● **EXERCISE OBJECTIVE**
Only the lines from the start of the data below through the line that contains "from matplotlib.ticker import" are to be copied, exactly and without pictures.

— start of INFORMATION PROVIDED —

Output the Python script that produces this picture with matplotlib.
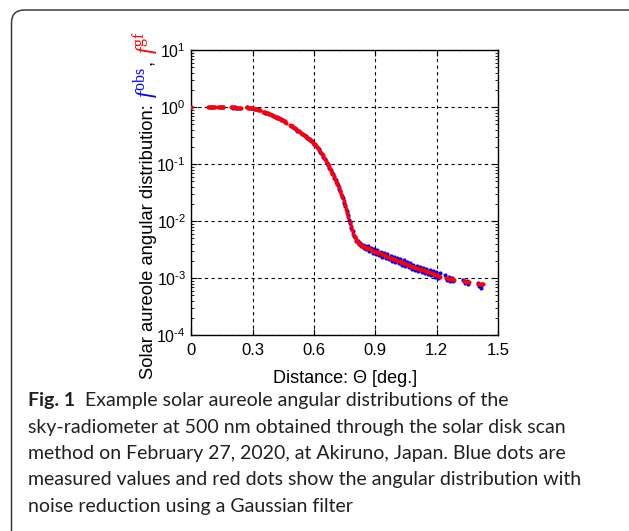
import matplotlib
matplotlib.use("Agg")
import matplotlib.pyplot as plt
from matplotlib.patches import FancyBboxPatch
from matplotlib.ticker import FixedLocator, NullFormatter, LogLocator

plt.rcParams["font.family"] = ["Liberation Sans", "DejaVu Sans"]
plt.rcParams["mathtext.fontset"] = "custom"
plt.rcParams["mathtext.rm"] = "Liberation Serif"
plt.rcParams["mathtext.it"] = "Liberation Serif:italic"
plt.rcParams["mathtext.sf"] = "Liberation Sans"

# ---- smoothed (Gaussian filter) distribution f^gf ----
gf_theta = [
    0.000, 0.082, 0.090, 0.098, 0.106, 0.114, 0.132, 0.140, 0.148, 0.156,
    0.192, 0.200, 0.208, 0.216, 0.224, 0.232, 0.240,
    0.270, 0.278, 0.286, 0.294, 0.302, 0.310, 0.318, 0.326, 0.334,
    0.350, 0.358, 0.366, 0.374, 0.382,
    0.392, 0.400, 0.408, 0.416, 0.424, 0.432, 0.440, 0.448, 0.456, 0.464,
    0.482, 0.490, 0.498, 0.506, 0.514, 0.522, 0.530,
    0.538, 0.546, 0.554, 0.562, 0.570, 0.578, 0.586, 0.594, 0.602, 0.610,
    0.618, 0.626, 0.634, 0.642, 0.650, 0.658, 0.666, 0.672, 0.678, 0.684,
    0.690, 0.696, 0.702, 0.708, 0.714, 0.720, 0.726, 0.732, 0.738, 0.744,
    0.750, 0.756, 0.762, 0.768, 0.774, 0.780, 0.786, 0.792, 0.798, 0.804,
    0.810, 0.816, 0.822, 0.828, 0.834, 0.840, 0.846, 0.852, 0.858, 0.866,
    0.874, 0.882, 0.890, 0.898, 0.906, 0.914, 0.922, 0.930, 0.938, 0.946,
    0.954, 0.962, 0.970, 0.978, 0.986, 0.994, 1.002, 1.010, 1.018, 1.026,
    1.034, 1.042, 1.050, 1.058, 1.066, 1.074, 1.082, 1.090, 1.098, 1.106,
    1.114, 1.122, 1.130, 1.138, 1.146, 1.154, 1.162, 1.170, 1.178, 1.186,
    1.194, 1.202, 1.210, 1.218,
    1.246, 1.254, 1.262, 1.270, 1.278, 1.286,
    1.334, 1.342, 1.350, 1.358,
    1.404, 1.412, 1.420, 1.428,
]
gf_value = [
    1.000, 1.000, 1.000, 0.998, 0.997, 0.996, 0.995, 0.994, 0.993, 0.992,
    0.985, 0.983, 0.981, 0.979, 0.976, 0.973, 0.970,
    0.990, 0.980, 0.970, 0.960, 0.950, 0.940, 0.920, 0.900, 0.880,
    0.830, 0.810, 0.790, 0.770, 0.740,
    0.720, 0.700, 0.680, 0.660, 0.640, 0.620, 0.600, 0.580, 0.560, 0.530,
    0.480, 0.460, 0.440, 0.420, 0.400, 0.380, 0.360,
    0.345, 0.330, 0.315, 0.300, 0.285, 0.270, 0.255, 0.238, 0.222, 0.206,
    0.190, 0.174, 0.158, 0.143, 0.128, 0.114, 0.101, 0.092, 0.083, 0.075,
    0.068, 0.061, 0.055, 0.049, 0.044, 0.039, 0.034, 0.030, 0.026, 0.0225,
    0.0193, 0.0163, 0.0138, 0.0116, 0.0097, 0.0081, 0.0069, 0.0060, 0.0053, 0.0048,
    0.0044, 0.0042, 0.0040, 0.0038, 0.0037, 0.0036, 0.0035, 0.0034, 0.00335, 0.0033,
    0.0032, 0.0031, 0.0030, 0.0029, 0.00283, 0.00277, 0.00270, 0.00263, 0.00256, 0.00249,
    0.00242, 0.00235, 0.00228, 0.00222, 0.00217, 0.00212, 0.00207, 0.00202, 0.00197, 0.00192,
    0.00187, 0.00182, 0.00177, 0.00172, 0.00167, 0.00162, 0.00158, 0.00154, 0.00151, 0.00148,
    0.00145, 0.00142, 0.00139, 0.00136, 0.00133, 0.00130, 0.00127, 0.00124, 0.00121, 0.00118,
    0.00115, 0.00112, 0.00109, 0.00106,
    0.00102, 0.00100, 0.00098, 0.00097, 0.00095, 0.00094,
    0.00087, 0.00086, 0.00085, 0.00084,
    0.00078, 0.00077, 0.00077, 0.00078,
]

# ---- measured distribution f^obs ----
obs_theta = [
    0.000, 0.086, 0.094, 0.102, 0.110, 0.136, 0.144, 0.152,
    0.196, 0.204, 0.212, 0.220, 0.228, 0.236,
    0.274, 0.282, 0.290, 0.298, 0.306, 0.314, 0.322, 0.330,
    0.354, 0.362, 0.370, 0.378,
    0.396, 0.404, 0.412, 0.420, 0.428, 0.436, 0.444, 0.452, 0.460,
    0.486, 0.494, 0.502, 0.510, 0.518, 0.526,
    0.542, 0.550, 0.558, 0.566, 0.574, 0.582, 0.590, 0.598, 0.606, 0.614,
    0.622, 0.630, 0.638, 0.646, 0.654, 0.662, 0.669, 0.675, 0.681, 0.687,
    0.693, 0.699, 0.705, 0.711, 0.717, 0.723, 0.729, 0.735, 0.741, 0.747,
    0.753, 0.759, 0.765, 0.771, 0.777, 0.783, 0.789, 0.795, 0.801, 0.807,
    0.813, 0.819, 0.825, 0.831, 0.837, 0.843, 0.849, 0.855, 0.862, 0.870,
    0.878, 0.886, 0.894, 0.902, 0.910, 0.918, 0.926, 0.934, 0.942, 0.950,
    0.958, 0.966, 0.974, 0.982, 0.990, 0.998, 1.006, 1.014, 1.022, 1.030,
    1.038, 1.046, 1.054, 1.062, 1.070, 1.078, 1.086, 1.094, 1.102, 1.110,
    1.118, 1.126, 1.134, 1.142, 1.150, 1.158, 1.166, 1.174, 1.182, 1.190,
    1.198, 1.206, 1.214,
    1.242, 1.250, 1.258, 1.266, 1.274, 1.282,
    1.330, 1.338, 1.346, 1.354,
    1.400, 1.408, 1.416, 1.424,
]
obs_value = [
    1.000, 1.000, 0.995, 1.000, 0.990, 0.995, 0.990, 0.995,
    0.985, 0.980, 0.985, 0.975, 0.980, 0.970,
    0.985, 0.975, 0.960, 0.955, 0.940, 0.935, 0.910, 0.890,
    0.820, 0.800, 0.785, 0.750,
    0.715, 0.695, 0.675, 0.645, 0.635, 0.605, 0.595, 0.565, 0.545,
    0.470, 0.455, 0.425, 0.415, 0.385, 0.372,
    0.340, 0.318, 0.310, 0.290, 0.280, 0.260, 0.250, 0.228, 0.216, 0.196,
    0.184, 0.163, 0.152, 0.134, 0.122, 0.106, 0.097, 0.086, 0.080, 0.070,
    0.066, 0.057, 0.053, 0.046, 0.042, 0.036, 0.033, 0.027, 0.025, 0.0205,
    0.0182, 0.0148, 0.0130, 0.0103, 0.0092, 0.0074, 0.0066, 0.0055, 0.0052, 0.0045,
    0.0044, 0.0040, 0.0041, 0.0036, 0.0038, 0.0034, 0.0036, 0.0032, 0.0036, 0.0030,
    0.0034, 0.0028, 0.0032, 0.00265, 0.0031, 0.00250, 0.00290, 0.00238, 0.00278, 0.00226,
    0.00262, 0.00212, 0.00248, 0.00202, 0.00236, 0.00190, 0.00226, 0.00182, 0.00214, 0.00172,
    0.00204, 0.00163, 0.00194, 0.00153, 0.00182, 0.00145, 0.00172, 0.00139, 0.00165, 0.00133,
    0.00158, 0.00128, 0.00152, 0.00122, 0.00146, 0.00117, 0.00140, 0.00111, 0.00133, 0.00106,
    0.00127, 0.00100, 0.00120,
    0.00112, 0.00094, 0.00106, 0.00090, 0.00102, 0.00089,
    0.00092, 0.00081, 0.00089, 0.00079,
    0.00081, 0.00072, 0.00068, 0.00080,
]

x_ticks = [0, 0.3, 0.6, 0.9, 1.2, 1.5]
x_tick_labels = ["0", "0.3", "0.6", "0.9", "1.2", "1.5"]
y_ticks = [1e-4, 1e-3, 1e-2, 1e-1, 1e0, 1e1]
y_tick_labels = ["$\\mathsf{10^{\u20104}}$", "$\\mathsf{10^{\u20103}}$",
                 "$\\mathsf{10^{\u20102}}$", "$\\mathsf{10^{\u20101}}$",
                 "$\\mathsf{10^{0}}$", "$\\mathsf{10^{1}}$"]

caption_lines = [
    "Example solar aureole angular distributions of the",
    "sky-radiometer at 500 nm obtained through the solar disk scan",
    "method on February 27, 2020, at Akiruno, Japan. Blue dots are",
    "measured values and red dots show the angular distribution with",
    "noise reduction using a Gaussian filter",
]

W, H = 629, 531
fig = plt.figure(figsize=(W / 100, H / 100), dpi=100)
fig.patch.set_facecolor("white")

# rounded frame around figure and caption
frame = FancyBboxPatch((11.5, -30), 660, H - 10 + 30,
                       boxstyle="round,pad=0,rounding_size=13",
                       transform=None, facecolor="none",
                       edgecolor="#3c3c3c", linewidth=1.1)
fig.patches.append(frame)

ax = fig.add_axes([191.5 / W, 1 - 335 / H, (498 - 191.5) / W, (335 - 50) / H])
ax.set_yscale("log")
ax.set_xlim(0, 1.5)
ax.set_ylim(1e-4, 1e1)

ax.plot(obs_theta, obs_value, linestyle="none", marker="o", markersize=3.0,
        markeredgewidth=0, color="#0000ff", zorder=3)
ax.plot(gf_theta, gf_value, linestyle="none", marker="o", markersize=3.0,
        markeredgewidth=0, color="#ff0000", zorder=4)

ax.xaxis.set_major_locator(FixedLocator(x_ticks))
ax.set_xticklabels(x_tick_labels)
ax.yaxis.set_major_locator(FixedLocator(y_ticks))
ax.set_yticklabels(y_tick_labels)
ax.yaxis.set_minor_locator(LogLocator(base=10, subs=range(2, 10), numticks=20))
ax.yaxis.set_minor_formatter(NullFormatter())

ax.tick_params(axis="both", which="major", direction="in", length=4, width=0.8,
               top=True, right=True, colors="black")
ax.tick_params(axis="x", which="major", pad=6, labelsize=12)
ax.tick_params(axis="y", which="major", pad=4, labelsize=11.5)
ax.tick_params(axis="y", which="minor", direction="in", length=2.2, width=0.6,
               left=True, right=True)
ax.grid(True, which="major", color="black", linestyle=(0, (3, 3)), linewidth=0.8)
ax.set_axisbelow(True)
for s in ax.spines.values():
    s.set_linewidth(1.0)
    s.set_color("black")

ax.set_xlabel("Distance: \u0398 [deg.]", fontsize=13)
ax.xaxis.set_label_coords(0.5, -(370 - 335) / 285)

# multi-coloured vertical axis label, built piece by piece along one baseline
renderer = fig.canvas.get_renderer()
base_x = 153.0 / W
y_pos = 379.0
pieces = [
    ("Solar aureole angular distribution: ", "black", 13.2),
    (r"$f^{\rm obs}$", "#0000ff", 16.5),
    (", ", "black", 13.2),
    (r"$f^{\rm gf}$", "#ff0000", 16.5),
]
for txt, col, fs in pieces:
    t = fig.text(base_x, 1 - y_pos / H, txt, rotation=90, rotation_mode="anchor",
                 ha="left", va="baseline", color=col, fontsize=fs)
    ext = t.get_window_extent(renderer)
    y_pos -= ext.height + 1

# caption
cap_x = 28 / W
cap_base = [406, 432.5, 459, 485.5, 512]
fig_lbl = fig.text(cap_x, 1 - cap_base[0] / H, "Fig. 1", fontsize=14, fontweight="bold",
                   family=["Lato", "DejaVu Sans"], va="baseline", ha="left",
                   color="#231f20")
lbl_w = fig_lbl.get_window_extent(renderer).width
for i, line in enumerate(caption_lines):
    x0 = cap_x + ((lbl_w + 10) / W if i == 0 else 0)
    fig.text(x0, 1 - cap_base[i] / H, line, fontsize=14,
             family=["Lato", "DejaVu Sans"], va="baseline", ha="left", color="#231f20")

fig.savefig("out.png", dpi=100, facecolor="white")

— end of INFORMATION PROVIDED —

● **RIGHT ANSWER**
Output the Python script that produces this picture with matplotlib.
import matplotlib
matplotlib.use("Agg")
import matplotlib.pyplot as plt
from matplotlib.patches import FancyBboxPatch
from matplotlib.ticker import FixedLocator, NullFormatter, LogLocator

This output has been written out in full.